Saturday, July 5th, 2008

CELEBRITY REAL ESTATE

Wolf’s Lair comes with a lot of lore

 

(Michael McCreary / Los Angeles Times

 

Los Angeles Times HOT PROPERTY
July 5, 2008

 

One of Los Angeles’ true trophy properties is for sale: The so-called Wolf’s Lair is a castle that sits atop a hill overlooking downtown, Griffith Park and the Hollywood sign; on a clear day, it even has views of Santa Catalina Island.

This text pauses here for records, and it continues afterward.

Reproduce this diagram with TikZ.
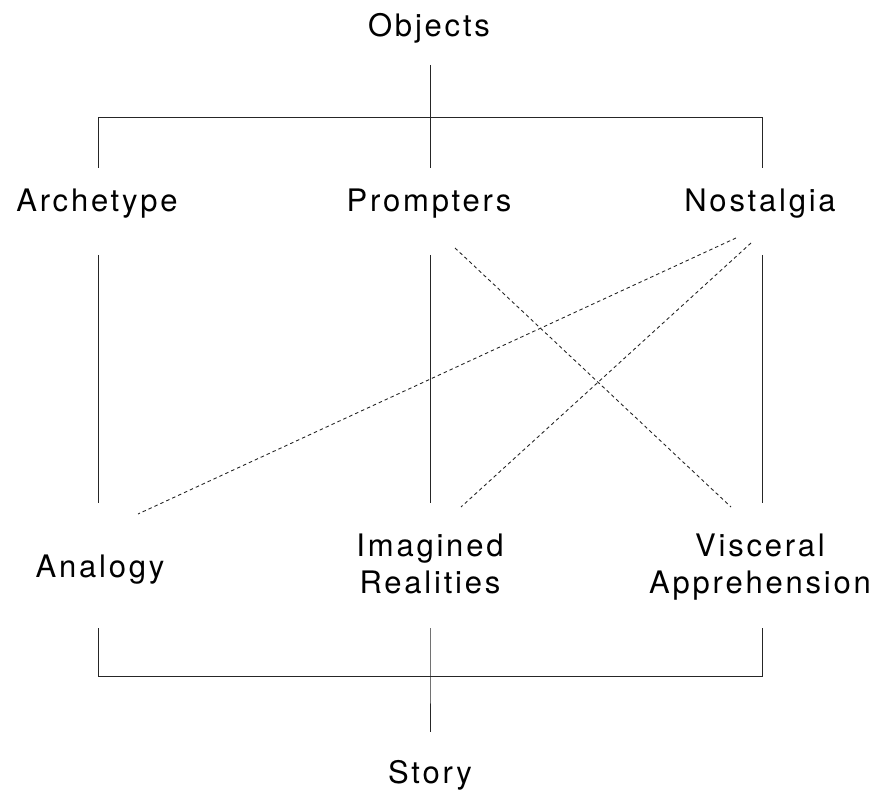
\documentclass[tikz,border=0pt]{standalone}
\usepackage{fontspec}
\newfontfamily\labelfont[LetterSpace=9]{TeX Gyre Heros}
\usetikzlibrary{positioning}

\tikzset{
  lbl/.style={font=\labelfont\fontsize{31}{37}\selectfont, inner sep=0pt, anchor=base},
  lbltwo/.style={lbl, align=center},
  tree/.style={line width=1pt, black!85},
  hint/.style={line width=0.9pt, black!85, dash pattern=on 3.5pt off 3pt}
}

\begin{document}
\begin{tikzpicture}[x=1pt, y=-1pt]
  \useasboundingbox (0,0) rectangle (881,794);

  % --- labels ---
  \node[lbl] (objects) at (429, 37) {Objects};
  \node[lbl] (archetype) at (97, 212) {Archetype};
  \node[lbl] (prompters) at (429, 212) {Prompters};
  \node[lbl] (nostalgia) at (760, 212) {Nostalgia};
  \node[lbl] (analogy) at (100, 577) {Analogy};
  \node[lbltwo] (imagined) at (430, 593) {Imagined\\Realities};
  \node[lbltwo] (visceral) at (760, 593) {Visceral\\Apprehension};
  \node[lbl] (story) at (430, 783) {Story};

  % --- top bracket ---
  \coordinate (obj-end) at (430, 65);
  \coordinate (top-mid) at (430, 118);
  \coordinate (top-left) at (98, 118);
  \coordinate (top-right) at (762, 118);
  \coordinate (arch-in) at (98, 168);
  \coordinate (prom-in) at (430, 168);
  \coordinate (nost-in) at (762, 168);
  \draw[tree] (obj-end) -- (top-mid);
  \draw[tree] (arch-in) -- (top-left) -- (top-right) -- (nost-in);
  \draw[tree] (top-mid) -- (prom-in);

  % --- middle columns ---
  \coordinate (arch-out) at (98, 255);
  \coordinate (prom-out) at (430, 255);
  \coordinate (nost-out) at (762, 255);
  \coordinate (anal-in) at (98, 503);
  \coordinate (imag-in) at (430, 503);
  \coordinate (visc-in) at (762, 503);
  \draw[tree] (arch-out) -- (anal-in);
  \draw[tree] (prom-out) -- (imag-in);
  \draw[tree] (nost-out) -- (visc-in);

  % --- cross links ---
  \coordinate (prom-x) at (455, 248);
  \coordinate (visc-x) at (731, 507);
  \coordinate (nost-xa) at (736, 238);
  \coordinate (anal-x) at (138, 514);
  \coordinate (nost-xb) at (751, 243);
  \coordinate (imag-x) at (461, 507);
  \draw[hint] (prom-x) -- (visc-x);
  \draw[hint] (nost-xa) -- (anal-x);
  \draw[hint] (nost-xb) -- (imag-x);

  % --- bottom bracket ---
  \coordinate (anal-out) at (98, 628);
  \coordinate (imag-out) at (430, 628);
  \coordinate (visc-out) at (762, 628);
  \coordinate (bot-left) at (98, 676);
  \coordinate (bot-mid) at (430, 676);
  \coordinate (bot-right) at (762, 676);
  \coordinate (story-end) at (430, 732);
  \draw[tree] (anal-out) -- (bot-left) -- (bot-right) -- (visc-out);
  \draw[tree] (imag-out) -- (bot-mid) -- (story-end);
\end{tikzpicture}
\end{document}
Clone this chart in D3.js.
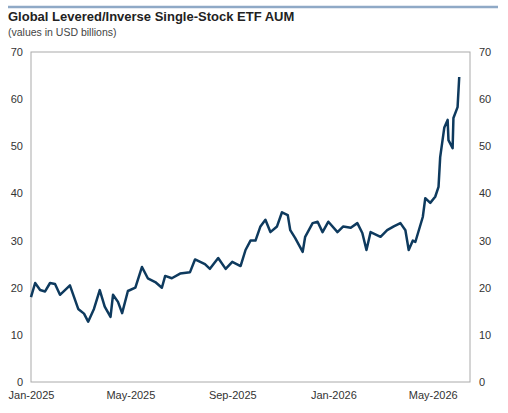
<!DOCTYPE html><html><head><meta charset="utf-8"><script src="https://cdn.jsdelivr.net/npm/d3@7"></script>
<style>body{margin:0;background:#fff}text{font-family:"Liberation Sans",Arial,sans-serif}</style></head><body><svg id="c" width="508" height="413"></svg>
<script>
const dates=["2025-01-01","2025-01-06","2025-01-12","2025-01-18","2025-01-24","2025-01-30","2025-02-05","2025-02-11","2025-02-17","2025-02-27","2025-03-06","2025-03-11","2025-03-18","2025-03-25","2025-03-31","2025-04-07","2025-04-10","2025-04-16","2025-04-21","2025-04-28","2025-05-07","2025-05-15","2025-05-22","2025-05-31","2025-06-08","2025-06-12","2025-06-20","2025-06-30","2025-07-12","2025-07-18","2025-07-30","2025-08-05","2025-08-15","2025-08-24","2025-09-01","2025-09-11","2025-09-17","2025-09-23","2025-09-29","2025-10-05","2025-10-11","2025-10-17","2025-10-25","2025-10-31","2025-11-07","2025-11-10","2025-11-16","2025-11-25","2025-11-28","2025-12-07","2025-12-13","2025-12-19","2025-12-26","2026-01-06","2026-01-13","2026-01-22","2026-01-30","2026-02-05","2026-02-10","2026-02-15","2026-02-27","2026-03-07","2026-03-15","2026-03-23","2026-03-29","2026-04-02","2026-04-07","2026-04-10","2026-04-19","2026-04-22","2026-04-28","2026-05-04","2026-05-08","2026-05-10","2026-05-15","2026-05-19","2026-05-20","2026-05-25","2026-05-26","2026-05-31","2026-06-02"];
const aum=[18,21,19.5,19.2,21,20.8,18.5,19.5,20.5,15.5,14.5,12.8,15.5,19.5,16,13.8,18.5,17,14.6,19.3,20,24.4,22,21.2,20,22.5,22,23,23.3,26,25,24,26.3,24,25.5,24.6,28,30,30,33,34.4,31.8,33,36,35.4,32.2,30.5,27.6,30.8,33.7,34,31.8,34,31.8,33,32.7,33.7,31.6,28,31.8,30.8,32.2,33,33.7,32.2,28,30,29.7,35,39,38,39.3,41.4,47.7,54,55.6,51.3,49.6,56,58.3,64.7];
const yTicks=[0,10,20,30,40,50,60,70];
const xTickLabels=["Jan-2025","May-2025","Sep-2025","Jan-2026","May-2026"];
const xTickDates=["2025-01-01","2025-05-01","2025-09-01","2026-01-01","2026-05-01"];
const P=d3.timeParse("%Y-%m-%d");
const svg=d3.select("#c");
const L=31,R=470,T=52,B=382;
const x=d3.scaleTime().domain([P("2025-01-01"),P("2026-06-15")]).range([L,R]);
const y=d3.scaleLinear().domain([0,70]).range([B,T]);
svg.append("line").attr("x1",8).attr("x2",498).attr("y1",7).attr("y2",7).attr("stroke","#8fa9c6").attr("stroke-width",2.5);
svg.append("text").attr("x",8).attr("y",21).attr("font-size",13).attr("font-weight","bold").attr("fill","#222").text("Global Levered/Inverse Single-Stock ETF AUM");
svg.append("text").attr("x",8).attr("y",36).attr("font-size",10.5).attr("fill","#444").text("(values in USD billions)");
svg.append("rect").attr("x",L).attr("y",T).attr("width",R-L).attr("height",B-T).attr("fill","none").attr("stroke","#aaa").attr("stroke-width",1);
const yl=svg.append("g").attr("transform",`translate(${L},0)`).call(d3.axisLeft(y).tickValues(yTicks).tickSize(0).tickPadding(8));
const yr=svg.append("g").attr("transform",`translate(${R},0)`).call(d3.axisRight(y).tickValues(yTicks).tickSize(0).tickPadding(9));
const xa=svg.append("g").attr("transform",`translate(0,${B})`).call(d3.axisBottom(x).tickValues(xTickDates.map(P)).tickFormat((d,i)=>xTickLabels[i]).tickSize(0).tickPadding(9));
[yl,yr,xa].forEach(g=>{g.select(".domain").remove();g.selectAll("text").attr("font-size",11).attr("fill","#333").style("font-family","Liberation Sans, Arial, sans-serif");});
svg.append("path").datum(dates.map((d,i)=>[P(d),aum[i]])).attr("fill","none").attr("stroke","#0e3a5e").attr("stroke-width",2.5).attr("stroke-linejoin","round")
 .attr("d",d3.line().x(d=>x(d[0])).y(d=>y(d[1])));
</script></body></html>
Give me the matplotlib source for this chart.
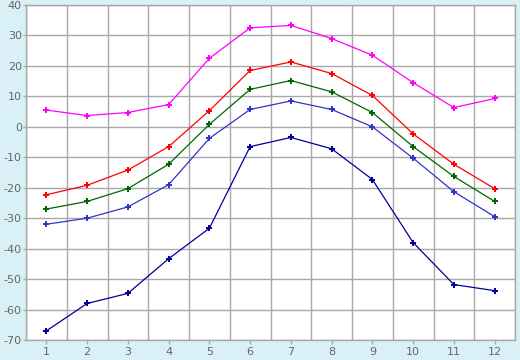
import matplotlib
matplotlib.use("Agg")
import matplotlib.pyplot as plt
import numpy as np

plt.rcParams["axes.unicode_minus"] = False

months = [1, 2, 3, 4, 5, 6, 7, 8, 9, 10, 11, 12]
s_max = [5.5, 3.7, 4.7, 7.3, 22.5, 32.5, 33.3, 29.0, 23.5, 14.5, 6.3, 9.3]
s_high = [-22.3, -19.2, -14.2, -6.5, 5.3, 18.5, 21.3, 17.5, 10.3, -2.3, -12.3, -20.3]
s_mean = [-27.0, -24.5, -20.3, -12.3, 0.8, 12.3, 15.2, 11.5, 4.7, -6.5, -16.3, -24.5]
s_low = [-32.0, -30.0, -26.3, -19.0, -3.8, 5.7, 8.5, 5.7, 0.0, -10.3, -21.3, -29.5]
s_min = [-67.0, -58.0, -54.7, -43.3, -33.3, -6.5, -3.5, -7.2, -17.3, -38.0, -51.8, -53.8]

series = [
    (s_max, "#ff00ff"),
    (s_high, "#ff0000"),
    (s_mean, "#006600"),
    (s_low, "#3333cc"),
    (s_min, "#000099"),
]

bg = "#daf0f7"
fig = plt.figure(figsize=(5.2, 3.6), dpi=100, facecolor=bg)
ax = fig.add_axes([26/520, 20/360, 489/520, 335/360])
ax.set_facecolor("white")

for vals, c in series:
    ax.plot(months, vals, color=c, lw=0.9, marker="P", ms=4.5, mec=c, mfc=c, mew=0, zorder=3)

ax.set_xlim(0.5, 12.5)
ax.set_ylim(-70, 40)
ax.set_xticks(months)
ax.set_xticks(np.arange(0.5, 12.6, 1), minor=True)
ax.set_yticks(np.arange(-70, 41, 10))
ax.grid(True, which="minor", axis="x", color="#a8a8a8", lw=1)
ax.grid(True, which="major", axis="y", color="#a8a8a8", lw=1)
ax.tick_params(axis="x", which="minor", length=0)
ax.tick_params(axis="both", which="major", colors="#a8a8a8", labelcolor="#666666",
               labelsize=8, width=1)
ax.tick_params(axis="x", which="major", length=3, pad=2)
ax.tick_params(axis="y", which="major", length=2, pad=1)
for sp in ax.spines.values():
    sp.set_color("#a8a8a8")
    sp.set_linewidth(1)

fig.savefig("out.png", dpi=100, facecolor=bg)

Asking price: $7.5 million, but that includes the 1920s speakeasy and all the history that comes with it.

 

The owners are former View co-host Debbie Matenopoulos and her husband, Lionsgate Entertainment’s Jay Faires.

 

(Michael McCreary / Los Angeles Times)

 

But the real celebrity here is the house. It sits on 3 walled and gated acres. There are eight bedrooms, six bathrooms and a heart-shaped, black-bottom pool. The guesthouse was designed by architect John Lautner.

 

Wolf’s Lair was built by Hollywoodland developer L. Milton Wolf. One story connected to the house is that Wolf, said to be a womanizer of young starlets, built a secret apartment under the gatehouse in which to do his entertaining while his unsuspecting wife slept in the castle a few hundred feet away.

 

The exterior of the gatehouse still looks like a Norman-style castle; the interiors have been reworked.

 

(Michael McCreary / Los Angeles Times)
 

Matenopoulos did a brief stint hosting Good Day Live, a nationally syndicated show. She is one of three hosts on E! Entertainment’s weeknight celebrity gossip series The Daily 10.

 

Faires is president of music at Lionsgate and founder of Mammoth Records.

 

The listing agents are Laura and Brian Moore of Keller Williams Realty, Los Feliz.